Provided material:

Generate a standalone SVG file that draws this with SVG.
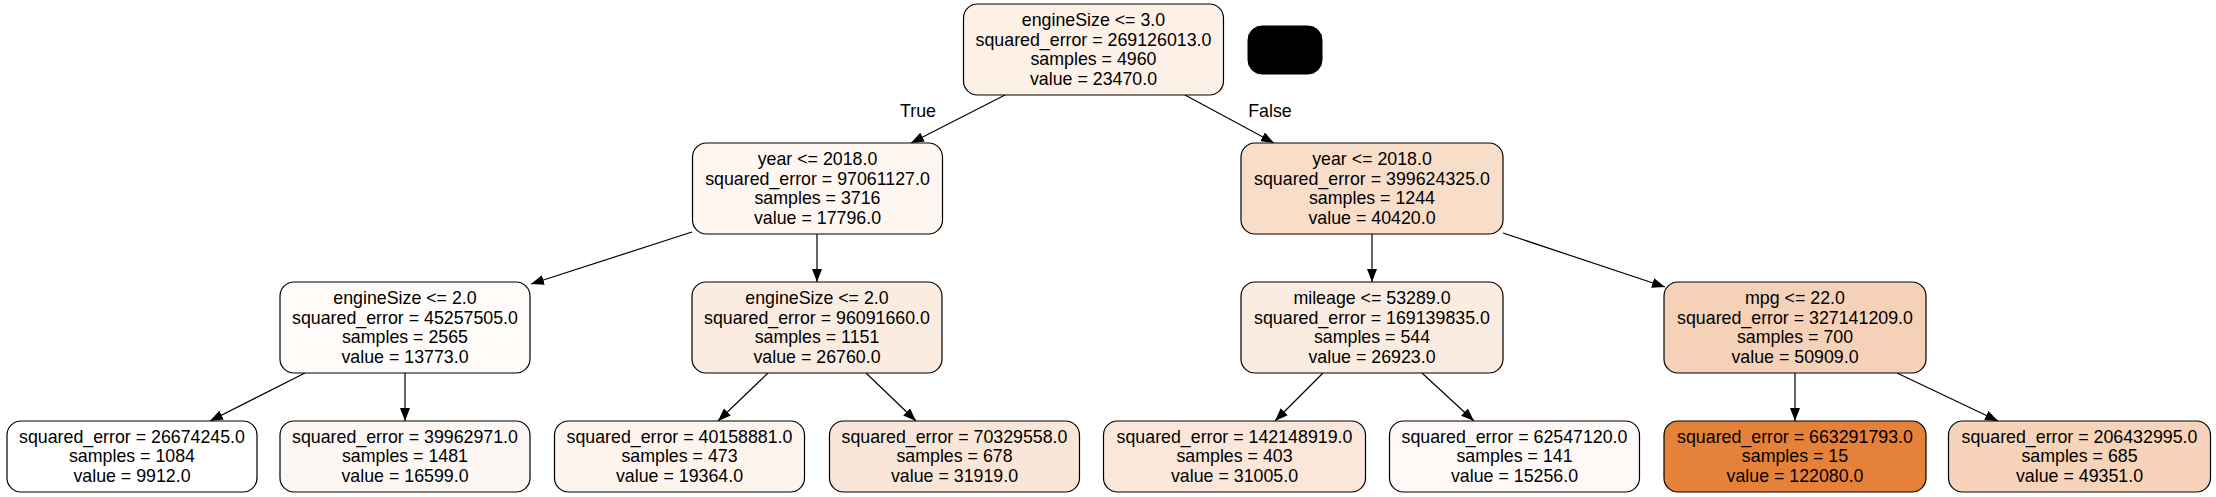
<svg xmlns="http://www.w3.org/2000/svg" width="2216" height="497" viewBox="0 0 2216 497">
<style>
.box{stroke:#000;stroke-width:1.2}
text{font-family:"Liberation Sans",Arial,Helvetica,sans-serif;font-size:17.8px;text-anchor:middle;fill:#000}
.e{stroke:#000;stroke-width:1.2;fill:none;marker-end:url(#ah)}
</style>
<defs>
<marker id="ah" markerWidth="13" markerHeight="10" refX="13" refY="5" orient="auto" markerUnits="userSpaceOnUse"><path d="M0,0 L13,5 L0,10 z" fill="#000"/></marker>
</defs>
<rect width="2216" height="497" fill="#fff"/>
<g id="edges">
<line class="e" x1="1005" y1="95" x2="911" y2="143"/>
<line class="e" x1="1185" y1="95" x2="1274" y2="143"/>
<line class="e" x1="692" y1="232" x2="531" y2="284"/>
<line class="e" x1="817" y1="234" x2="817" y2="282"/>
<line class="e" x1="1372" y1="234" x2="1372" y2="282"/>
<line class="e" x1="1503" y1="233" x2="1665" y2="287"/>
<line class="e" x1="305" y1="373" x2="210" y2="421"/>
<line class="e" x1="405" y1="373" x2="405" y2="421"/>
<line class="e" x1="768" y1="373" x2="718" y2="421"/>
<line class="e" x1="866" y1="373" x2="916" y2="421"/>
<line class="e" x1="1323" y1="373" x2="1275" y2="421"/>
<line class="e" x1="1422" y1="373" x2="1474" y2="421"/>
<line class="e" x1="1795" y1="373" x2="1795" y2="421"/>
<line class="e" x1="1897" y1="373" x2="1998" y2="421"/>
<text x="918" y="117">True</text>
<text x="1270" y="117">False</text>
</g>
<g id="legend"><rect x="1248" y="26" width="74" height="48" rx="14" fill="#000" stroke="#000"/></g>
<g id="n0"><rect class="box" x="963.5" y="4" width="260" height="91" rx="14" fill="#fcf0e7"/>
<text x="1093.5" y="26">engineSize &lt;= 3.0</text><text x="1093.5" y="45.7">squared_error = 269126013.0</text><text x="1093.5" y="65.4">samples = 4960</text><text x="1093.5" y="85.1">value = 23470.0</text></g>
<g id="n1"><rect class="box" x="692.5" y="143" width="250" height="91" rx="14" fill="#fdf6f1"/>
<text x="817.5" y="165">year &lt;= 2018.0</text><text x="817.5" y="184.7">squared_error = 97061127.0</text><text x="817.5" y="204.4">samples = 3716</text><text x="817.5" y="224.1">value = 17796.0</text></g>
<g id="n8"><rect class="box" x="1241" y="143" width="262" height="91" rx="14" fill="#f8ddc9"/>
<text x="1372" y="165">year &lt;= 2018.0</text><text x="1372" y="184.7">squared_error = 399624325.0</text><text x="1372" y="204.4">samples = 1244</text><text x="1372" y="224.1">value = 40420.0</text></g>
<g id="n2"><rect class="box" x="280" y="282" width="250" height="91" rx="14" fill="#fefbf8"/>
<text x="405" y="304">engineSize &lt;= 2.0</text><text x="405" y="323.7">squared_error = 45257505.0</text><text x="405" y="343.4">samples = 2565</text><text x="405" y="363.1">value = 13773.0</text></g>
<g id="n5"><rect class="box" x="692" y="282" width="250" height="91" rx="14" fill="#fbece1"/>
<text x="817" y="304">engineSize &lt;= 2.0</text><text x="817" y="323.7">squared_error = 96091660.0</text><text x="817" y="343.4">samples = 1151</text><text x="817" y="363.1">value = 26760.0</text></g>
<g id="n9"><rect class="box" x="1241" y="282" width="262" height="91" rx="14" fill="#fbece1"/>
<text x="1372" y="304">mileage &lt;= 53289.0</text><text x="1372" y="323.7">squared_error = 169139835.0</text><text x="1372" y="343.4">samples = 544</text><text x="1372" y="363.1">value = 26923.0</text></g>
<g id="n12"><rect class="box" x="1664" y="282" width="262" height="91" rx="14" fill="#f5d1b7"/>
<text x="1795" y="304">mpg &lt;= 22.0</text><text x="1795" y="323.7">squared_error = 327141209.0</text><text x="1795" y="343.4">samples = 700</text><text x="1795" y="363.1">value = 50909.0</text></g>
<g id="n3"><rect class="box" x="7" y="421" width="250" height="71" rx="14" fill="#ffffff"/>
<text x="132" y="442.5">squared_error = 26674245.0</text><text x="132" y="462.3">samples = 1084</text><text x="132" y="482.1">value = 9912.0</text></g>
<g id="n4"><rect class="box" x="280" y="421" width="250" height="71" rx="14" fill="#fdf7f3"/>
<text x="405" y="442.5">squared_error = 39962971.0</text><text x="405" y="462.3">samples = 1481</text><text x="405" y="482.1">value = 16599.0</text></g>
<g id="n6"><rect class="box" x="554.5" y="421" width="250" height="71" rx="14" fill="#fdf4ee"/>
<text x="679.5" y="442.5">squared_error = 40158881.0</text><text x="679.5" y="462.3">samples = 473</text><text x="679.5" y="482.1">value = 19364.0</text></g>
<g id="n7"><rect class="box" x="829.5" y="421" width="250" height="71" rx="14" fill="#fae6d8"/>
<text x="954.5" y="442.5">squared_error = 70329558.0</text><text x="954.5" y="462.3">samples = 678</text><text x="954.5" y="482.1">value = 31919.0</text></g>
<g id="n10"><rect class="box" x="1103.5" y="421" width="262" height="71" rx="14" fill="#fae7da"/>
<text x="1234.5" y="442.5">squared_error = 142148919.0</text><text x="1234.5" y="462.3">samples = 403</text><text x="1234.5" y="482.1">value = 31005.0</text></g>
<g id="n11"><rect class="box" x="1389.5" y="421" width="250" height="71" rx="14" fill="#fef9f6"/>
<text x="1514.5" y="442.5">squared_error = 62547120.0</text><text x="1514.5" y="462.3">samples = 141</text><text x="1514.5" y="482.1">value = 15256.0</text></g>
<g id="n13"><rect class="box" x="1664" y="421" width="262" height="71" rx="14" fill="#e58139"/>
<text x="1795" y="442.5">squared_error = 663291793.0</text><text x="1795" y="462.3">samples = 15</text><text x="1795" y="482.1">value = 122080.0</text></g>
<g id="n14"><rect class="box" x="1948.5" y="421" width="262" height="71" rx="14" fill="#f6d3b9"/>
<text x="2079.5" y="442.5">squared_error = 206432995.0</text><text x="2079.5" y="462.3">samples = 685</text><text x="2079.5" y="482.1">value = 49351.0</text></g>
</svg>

Instructions to follow:
Return to the listing above and set it down exactly, leaving out its pictures.

Output below:
Generate a standalone SVG file that draws this with SVG.
<svg xmlns="http://www.w3.org/2000/svg" width="2216" height="497" viewBox="0 0 2216 497">
<style>
.box{stroke:#000;stroke-width:1.2}
text{font-family:"Liberation Sans",Arial,Helvetica,sans-serif;font-size:17.8px;text-anchor:middle;fill:#000}
.e{stroke:#000;stroke-width:1.2;fill:none;marker-end:url(#ah)}
</style>
<defs>
<marker id="ah" markerWidth="13" markerHeight="10" refX="13" refY="5" orient="auto" markerUnits="userSpaceOnUse"><path d="M0,0 L13,5 L0,10 z" fill="#000"/></marker>
</defs>
<rect width="2216" height="497" fill="#fff"/>
<g id="edges">
<line class="e" x1="1005" y1="95" x2="911" y2="143"/>
<line class="e" x1="1185" y1="95" x2="1274" y2="143"/>
<line class="e" x1="692" y1="232" x2="531" y2="284"/>
<line class="e" x1="817" y1="234" x2="817" y2="282"/>
<line class="e" x1="1372" y1="234" x2="1372" y2="282"/>
<line class="e" x1="1503" y1="233" x2="1665" y2="287"/>
<line class="e" x1="305" y1="373" x2="210" y2="421"/>
<line class="e" x1="405" y1="373" x2="405" y2="421"/>
<line class="e" x1="768" y1="373" x2="718" y2="421"/>
<line class="e" x1="866" y1="373" x2="916" y2="421"/>
<line class="e" x1="1323" y1="373" x2="1275" y2="421"/>
<line class="e" x1="1422" y1="373" x2="1474" y2="421"/>
<line class="e" x1="1795" y1="373" x2="1795" y2="421"/>
<line class="e" x1="1897" y1="373" x2="1998" y2="421"/>
<text x="918" y="117">True</text>
<text x="1270" y="117">False</text>
</g>
<g id="legend"><rect x="1248" y="26" width="74" height="48" rx="14" fill="#000" stroke="#000"/></g>
<g id="n0"><rect class="box" x="963.5" y="4" width="260" height="91" rx="14" fill="#fcf0e7"/>
<text x="1093.5" y="26">engineSize &lt;= 3.0</text><text x="1093.5" y="45.7">squared_error = 269126013.0</text><text x="1093.5" y="65.4">samples = 4960</text><text x="1093.5" y="85.1">value = 23470.0</text></g>
<g id="n1"><rect class="box" x="692.5" y="143" width="250" height="91" rx="14" fill="#fdf6f1"/>
<text x="817.5" y="165">year &lt;= 2018.0</text><text x="817.5" y="184.7">squared_error = 97061127.0</text><text x="817.5" y="204.4">samples = 3716</text><text x="817.5" y="224.1">value = 17796.0</text></g>
<g id="n8"><rect class="box" x="1241" y="143" width="262" height="91" rx="14" fill="#f8ddc9"/>
<text x="1372" y="165">year &lt;= 2018.0</text><text x="1372" y="184.7">squared_error = 399624325.0</text><text x="1372" y="204.4">samples = 1244</text><text x="1372" y="224.1">value = 40420.0</text></g>
<g id="n2"><rect class="box" x="280" y="282" width="250" height="91" rx="14" fill="#fefbf8"/>
<text x="405" y="304">engineSize &lt;= 2.0</text><text x="405" y="323.7">squared_error = 45257505.0</text><text x="405" y="343.4">samples = 2565</text><text x="405" y="363.1">value = 13773.0</text></g>
<g id="n5"><rect class="box" x="692" y="282" width="250" height="91" rx="14" fill="#fbece1"/>
<text x="817" y="304">engineSize &lt;= 2.0</text><text x="817" y="323.7">squared_error = 96091660.0</text><text x="817" y="343.4">samples = 1151</text><text x="817" y="363.1">value = 26760.0</text></g>
<g id="n9"><rect class="box" x="1241" y="282" width="262" height="91" rx="14" fill="#fbece1"/>
<text x="1372" y="304">mileage &lt;= 53289.0</text><text x="1372" y="323.7">squared_error = 169139835.0</text><text x="1372" y="343.4">samples = 544</text><text x="1372" y="363.1">value = 26923.0</text></g>
<g id="n12"><rect class="box" x="1664" y="282" width="262" height="91" rx="14" fill="#f5d1b7"/>
<text x="1795" y="304">mpg &lt;= 22.0</text><text x="1795" y="323.7">squared_error = 327141209.0</text><text x="1795" y="343.4">samples = 700</text><text x="1795" y="363.1">value = 50909.0</text></g>
<g id="n3"><rect class="box" x="7" y="421" width="250" height="71" rx="14" fill="#ffffff"/>
<text x="132" y="442.5">squared_error = 26674245.0</text><text x="132" y="462.3">samples = 1084</text><text x="132" y="482.1">value = 9912.0</text></g>
<g id="n4"><rect class="box" x="280" y="421" width="250" height="71" rx="14" fill="#fdf7f3"/>
<text x="405" y="442.5">squared_error = 39962971.0</text><text x="405" y="462.3">samples = 1481</text><text x="405" y="482.1">value = 16599.0</text></g>
<g id="n6"><rect class="box" x="554.5" y="421" width="250" height="71" rx="14" fill="#fdf4ee"/>
<text x="679.5" y="442.5">squared_error = 40158881.0</text><text x="679.5" y="462.3">samples = 473</text><text x="679.5" y="482.1">value = 19364.0</text></g>
<g id="n7"><rect class="box" x="829.5" y="421" width="250" height="71" rx="14" fill="#fae6d8"/>
<text x="954.5" y="442.5">squared_error = 70329558.0</text><text x="954.5" y="462.3">samples = 678</text><text x="954.5" y="482.1">value = 31919.0</text></g>
<g id="n10"><rect class="box" x="1103.5" y="421" width="262" height="71" rx="14" fill="#fae7da"/>
<text x="1234.5" y="442.5">squared_error = 142148919.0</text><text x="1234.5" y="462.3">samples = 403</text><text x="1234.5" y="482.1">value = 31005.0</text></g>
<g id="n11"><rect class="box" x="1389.5" y="421" width="250" height="71" rx="14" fill="#fef9f6"/>
<text x="1514.5" y="442.5">squared_error = 62547120.0</text><text x="1514.5" y="462.3">samples = 141</text><text x="1514.5" y="482.1">value = 15256.0</text></g>
<g id="n13"><rect class="box" x="1664" y="421" width="262" height="71" rx="14" fill="#e58139"/>
<text x="1795" y="442.5">squared_error = 663291793.0</text><text x="1795" y="462.3">samples = 15</text><text x="1795" y="482.1">value = 122080.0</text></g>
<g id="n14"><rect class="box" x="1948.5" y="421" width="262" height="71" rx="14" fill="#f6d3b9"/>
<text x="2079.5" y="442.5">squared_error = 206432995.0</text><text x="2079.5" y="462.3">samples = 685</text><text x="2079.5" y="482.1">value = 49351.0</text></g>
</svg>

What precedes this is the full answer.